Short task —
Among the entries below, which lines run from the line with "Give me the matplotlib source for this chart." through the line with "from matplotlib.patches import Rectangle"? Retype those, both ends included, exactly and without pictures.

Source records —
|---|

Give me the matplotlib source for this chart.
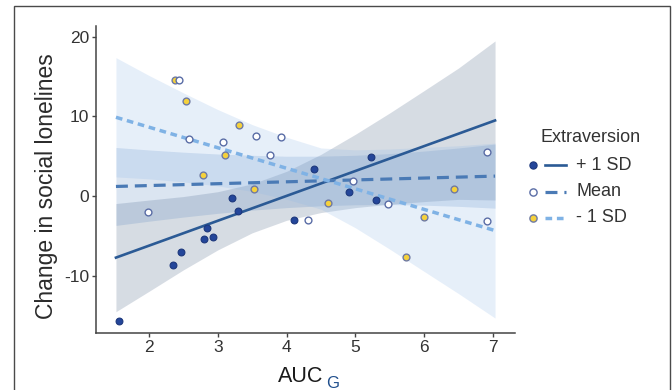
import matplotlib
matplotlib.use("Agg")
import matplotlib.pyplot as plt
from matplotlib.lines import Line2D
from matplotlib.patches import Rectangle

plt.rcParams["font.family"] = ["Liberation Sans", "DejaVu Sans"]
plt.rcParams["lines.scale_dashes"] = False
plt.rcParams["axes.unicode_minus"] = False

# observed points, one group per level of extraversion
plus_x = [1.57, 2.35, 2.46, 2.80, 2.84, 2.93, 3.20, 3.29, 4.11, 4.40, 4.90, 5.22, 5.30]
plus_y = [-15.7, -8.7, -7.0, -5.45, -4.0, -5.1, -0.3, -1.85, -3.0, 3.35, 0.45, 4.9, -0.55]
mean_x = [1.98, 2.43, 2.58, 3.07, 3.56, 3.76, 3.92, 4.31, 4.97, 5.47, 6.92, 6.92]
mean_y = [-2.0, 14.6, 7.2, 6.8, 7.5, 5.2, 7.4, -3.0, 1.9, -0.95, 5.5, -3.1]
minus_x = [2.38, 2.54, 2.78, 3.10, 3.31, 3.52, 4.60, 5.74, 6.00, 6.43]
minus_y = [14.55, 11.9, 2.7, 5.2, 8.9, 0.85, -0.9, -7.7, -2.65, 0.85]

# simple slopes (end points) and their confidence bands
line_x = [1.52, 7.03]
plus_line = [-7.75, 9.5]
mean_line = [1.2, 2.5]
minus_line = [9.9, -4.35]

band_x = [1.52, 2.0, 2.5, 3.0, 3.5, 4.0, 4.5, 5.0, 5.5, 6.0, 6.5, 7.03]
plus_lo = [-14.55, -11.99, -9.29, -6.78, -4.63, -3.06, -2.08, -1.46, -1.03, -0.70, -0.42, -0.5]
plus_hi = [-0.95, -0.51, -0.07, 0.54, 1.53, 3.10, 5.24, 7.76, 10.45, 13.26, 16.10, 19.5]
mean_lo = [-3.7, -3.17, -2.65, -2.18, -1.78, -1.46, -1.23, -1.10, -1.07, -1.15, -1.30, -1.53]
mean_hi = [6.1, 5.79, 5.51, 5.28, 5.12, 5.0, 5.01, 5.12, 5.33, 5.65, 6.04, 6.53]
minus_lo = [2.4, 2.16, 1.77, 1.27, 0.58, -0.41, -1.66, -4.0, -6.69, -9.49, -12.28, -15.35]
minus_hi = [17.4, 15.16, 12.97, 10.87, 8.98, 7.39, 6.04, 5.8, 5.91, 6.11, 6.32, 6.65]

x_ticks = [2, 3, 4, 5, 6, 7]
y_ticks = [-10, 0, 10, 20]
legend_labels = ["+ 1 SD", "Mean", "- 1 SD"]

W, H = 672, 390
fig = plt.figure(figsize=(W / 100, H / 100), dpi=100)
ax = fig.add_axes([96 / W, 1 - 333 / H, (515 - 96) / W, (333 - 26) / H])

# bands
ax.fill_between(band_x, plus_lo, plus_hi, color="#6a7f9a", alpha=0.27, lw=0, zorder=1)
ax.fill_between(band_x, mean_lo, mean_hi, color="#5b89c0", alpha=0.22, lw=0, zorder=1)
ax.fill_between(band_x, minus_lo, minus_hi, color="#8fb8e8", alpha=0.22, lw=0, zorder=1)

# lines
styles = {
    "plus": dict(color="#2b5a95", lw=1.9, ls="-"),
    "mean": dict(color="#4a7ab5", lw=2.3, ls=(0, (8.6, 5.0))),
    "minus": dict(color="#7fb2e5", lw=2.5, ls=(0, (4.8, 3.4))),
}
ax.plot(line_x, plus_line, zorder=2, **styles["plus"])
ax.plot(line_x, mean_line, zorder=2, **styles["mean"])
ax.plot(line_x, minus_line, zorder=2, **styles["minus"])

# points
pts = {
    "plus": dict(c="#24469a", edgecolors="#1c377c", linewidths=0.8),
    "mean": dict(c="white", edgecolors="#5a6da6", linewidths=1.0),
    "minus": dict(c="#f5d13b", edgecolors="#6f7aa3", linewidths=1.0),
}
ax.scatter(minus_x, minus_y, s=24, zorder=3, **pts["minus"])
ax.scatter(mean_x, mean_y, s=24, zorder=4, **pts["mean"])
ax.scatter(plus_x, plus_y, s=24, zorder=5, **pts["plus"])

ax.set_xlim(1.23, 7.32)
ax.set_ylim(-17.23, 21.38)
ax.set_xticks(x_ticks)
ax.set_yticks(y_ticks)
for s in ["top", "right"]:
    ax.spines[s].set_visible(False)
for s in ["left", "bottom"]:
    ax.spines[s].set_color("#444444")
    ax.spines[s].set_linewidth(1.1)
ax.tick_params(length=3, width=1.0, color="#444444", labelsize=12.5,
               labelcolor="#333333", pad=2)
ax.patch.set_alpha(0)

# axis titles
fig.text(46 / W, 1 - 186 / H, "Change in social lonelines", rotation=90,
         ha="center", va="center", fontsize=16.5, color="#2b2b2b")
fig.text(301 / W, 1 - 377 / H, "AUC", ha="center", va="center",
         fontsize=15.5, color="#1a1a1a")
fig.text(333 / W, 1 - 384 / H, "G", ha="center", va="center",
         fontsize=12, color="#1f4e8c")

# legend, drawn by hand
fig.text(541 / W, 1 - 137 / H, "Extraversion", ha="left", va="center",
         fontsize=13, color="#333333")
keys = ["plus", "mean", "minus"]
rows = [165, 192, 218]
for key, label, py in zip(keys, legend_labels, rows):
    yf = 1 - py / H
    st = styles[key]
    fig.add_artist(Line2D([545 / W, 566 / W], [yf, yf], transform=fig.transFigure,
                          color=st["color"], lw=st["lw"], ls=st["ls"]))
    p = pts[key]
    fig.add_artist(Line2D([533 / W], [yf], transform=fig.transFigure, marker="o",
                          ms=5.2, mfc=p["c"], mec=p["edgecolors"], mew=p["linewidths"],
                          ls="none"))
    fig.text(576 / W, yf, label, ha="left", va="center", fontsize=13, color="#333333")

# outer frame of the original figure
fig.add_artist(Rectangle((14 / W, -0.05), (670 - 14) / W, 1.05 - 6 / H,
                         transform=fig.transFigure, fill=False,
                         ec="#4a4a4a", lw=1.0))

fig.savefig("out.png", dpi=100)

|---|

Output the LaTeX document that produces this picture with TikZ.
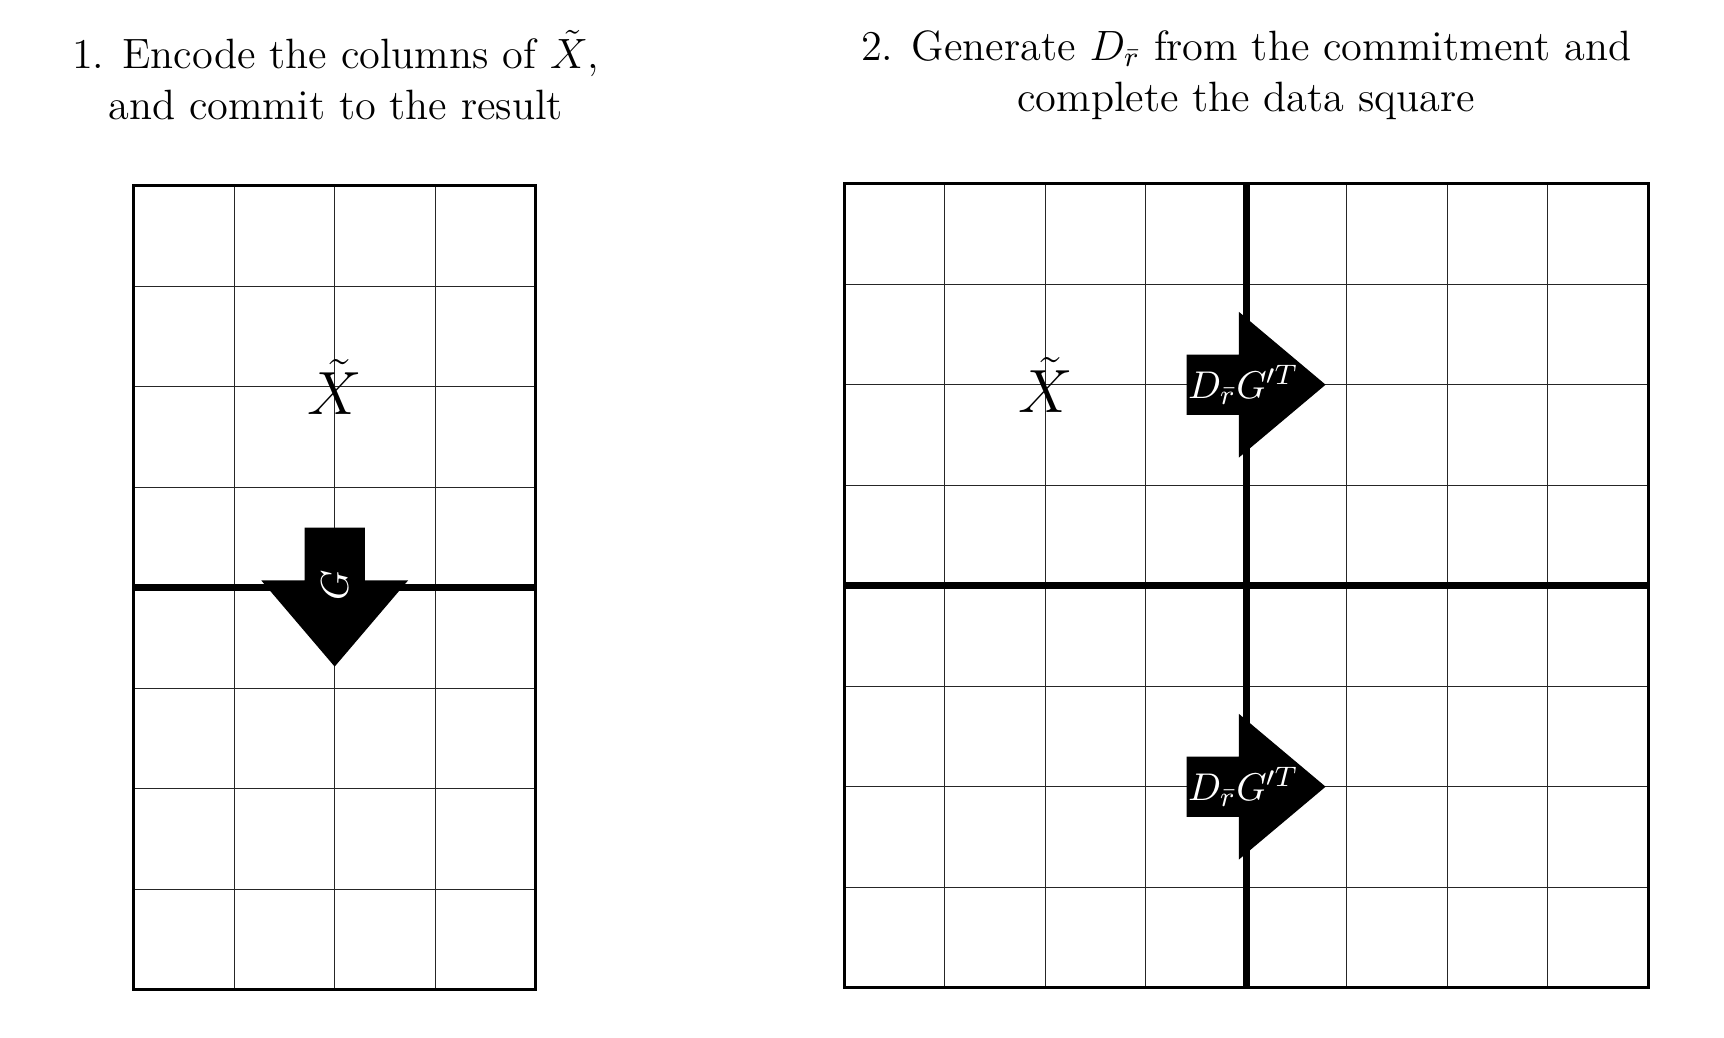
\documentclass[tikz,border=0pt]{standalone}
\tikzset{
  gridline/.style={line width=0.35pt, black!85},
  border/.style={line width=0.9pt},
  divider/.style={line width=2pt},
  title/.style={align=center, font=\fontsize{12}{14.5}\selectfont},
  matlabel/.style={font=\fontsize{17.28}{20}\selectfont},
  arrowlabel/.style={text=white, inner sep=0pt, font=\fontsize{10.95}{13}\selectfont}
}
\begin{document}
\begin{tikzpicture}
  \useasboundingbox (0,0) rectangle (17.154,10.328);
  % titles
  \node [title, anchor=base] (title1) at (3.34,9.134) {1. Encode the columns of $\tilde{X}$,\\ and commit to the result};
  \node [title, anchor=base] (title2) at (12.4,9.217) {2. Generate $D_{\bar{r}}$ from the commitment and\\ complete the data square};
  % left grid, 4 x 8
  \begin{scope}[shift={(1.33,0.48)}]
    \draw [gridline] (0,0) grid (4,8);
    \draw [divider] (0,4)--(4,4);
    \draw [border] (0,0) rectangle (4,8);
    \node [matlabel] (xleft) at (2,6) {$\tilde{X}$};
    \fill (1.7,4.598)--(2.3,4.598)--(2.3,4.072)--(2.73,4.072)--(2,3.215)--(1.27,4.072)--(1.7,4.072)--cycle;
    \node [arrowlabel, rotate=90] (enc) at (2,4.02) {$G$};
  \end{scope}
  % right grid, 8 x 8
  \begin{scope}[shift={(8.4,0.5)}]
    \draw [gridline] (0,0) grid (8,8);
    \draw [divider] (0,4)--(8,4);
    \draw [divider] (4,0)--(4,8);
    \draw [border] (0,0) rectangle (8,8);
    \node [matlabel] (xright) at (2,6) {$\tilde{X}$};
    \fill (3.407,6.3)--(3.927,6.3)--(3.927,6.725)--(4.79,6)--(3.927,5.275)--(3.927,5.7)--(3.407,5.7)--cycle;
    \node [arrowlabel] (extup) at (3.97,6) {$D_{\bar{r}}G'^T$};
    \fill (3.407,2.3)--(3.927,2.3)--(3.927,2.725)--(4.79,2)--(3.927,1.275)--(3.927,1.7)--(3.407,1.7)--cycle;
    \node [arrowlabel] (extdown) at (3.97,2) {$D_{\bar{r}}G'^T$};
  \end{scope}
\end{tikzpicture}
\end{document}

|---|

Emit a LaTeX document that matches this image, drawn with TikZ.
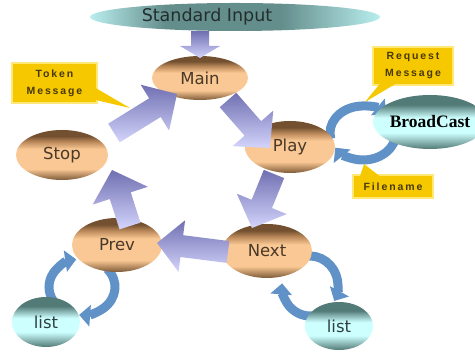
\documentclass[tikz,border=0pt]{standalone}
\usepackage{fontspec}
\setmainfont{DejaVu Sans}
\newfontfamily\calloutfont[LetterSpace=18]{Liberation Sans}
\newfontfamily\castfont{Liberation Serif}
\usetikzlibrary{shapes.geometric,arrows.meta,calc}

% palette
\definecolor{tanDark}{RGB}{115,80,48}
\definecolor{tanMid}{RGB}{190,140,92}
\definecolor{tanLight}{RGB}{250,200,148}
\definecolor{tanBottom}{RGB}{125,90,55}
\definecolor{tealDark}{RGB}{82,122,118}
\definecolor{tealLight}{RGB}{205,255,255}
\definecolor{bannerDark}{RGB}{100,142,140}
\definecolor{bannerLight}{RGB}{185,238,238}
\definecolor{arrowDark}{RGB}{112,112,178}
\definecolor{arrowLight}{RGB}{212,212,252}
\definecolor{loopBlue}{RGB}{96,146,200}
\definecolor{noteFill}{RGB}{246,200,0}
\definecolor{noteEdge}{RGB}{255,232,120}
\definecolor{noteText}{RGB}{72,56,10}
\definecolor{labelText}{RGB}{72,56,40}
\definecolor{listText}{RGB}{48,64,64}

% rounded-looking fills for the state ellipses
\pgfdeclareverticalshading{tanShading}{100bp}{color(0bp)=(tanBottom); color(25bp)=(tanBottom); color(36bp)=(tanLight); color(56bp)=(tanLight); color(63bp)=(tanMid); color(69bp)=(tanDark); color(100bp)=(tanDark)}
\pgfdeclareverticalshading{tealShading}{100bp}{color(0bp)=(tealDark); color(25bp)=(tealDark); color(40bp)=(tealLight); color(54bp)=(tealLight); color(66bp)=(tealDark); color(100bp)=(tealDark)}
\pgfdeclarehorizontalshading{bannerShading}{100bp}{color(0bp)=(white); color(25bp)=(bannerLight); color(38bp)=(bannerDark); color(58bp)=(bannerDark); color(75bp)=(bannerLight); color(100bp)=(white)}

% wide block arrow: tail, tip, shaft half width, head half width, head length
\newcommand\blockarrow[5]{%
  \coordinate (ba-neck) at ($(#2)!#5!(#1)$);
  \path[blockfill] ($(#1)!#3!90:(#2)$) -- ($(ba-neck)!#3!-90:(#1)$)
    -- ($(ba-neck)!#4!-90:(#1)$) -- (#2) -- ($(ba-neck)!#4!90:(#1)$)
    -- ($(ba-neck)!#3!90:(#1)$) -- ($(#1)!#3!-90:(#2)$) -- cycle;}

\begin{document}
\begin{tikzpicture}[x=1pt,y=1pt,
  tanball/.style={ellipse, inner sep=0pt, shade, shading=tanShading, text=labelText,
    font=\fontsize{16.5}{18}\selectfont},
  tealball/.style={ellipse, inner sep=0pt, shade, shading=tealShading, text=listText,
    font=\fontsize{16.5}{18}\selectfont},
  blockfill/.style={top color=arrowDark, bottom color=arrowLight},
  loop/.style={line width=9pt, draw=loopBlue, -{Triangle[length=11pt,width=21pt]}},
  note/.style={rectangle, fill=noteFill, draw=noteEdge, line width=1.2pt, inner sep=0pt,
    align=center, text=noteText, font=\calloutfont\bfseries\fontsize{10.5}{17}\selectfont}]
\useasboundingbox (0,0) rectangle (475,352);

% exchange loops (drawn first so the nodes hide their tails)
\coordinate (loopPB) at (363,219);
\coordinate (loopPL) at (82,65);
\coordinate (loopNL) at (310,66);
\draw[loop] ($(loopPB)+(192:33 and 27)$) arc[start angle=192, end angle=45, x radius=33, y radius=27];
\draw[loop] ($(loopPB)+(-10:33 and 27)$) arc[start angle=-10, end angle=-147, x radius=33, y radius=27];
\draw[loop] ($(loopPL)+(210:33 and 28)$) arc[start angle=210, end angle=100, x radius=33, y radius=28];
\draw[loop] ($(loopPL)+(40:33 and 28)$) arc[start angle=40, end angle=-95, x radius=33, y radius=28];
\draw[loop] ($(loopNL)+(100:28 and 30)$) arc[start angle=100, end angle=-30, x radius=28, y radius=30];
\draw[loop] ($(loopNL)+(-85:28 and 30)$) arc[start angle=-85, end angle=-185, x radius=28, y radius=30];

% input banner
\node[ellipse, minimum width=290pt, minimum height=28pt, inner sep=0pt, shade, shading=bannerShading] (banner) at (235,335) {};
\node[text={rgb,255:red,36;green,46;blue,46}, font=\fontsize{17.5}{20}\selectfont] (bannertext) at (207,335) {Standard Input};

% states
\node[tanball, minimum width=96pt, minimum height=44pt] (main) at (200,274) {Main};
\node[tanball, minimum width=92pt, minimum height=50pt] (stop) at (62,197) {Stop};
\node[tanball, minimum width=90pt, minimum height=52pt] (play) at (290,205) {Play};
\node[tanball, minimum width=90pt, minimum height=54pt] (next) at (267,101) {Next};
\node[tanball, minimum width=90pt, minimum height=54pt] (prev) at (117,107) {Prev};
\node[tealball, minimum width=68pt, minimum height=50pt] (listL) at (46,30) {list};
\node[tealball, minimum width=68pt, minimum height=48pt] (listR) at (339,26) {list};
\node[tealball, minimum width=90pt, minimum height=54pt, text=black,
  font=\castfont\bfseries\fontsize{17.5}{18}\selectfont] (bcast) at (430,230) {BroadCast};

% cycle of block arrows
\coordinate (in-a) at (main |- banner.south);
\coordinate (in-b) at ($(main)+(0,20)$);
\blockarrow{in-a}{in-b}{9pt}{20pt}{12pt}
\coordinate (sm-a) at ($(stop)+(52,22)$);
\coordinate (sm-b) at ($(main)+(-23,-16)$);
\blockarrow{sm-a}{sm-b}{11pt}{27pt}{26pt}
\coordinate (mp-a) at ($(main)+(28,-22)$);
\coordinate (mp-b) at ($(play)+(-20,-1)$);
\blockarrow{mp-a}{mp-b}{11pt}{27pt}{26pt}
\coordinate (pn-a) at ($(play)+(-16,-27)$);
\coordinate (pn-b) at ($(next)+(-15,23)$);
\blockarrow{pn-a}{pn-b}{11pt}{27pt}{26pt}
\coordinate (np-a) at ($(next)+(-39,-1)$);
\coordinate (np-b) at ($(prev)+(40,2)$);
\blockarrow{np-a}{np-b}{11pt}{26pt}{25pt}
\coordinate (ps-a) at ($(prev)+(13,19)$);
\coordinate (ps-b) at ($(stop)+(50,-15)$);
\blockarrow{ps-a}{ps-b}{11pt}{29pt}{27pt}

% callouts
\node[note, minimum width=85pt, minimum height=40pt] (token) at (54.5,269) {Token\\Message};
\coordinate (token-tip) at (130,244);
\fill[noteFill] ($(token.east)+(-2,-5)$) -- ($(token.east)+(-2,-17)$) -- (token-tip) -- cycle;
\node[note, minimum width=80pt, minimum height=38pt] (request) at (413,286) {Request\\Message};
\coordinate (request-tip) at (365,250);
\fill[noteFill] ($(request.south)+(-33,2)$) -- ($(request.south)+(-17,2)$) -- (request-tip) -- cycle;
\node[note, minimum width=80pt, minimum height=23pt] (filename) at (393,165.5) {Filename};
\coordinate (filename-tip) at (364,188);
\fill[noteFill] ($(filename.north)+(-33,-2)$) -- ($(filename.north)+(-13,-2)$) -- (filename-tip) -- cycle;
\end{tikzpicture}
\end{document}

|---|

Answer for this exercise —
Give me the matplotlib source for this chart.
import matplotlib
matplotlib.use("Agg")
import matplotlib.pyplot as plt
from matplotlib.lines import Line2D
from matplotlib.patches import Rectangle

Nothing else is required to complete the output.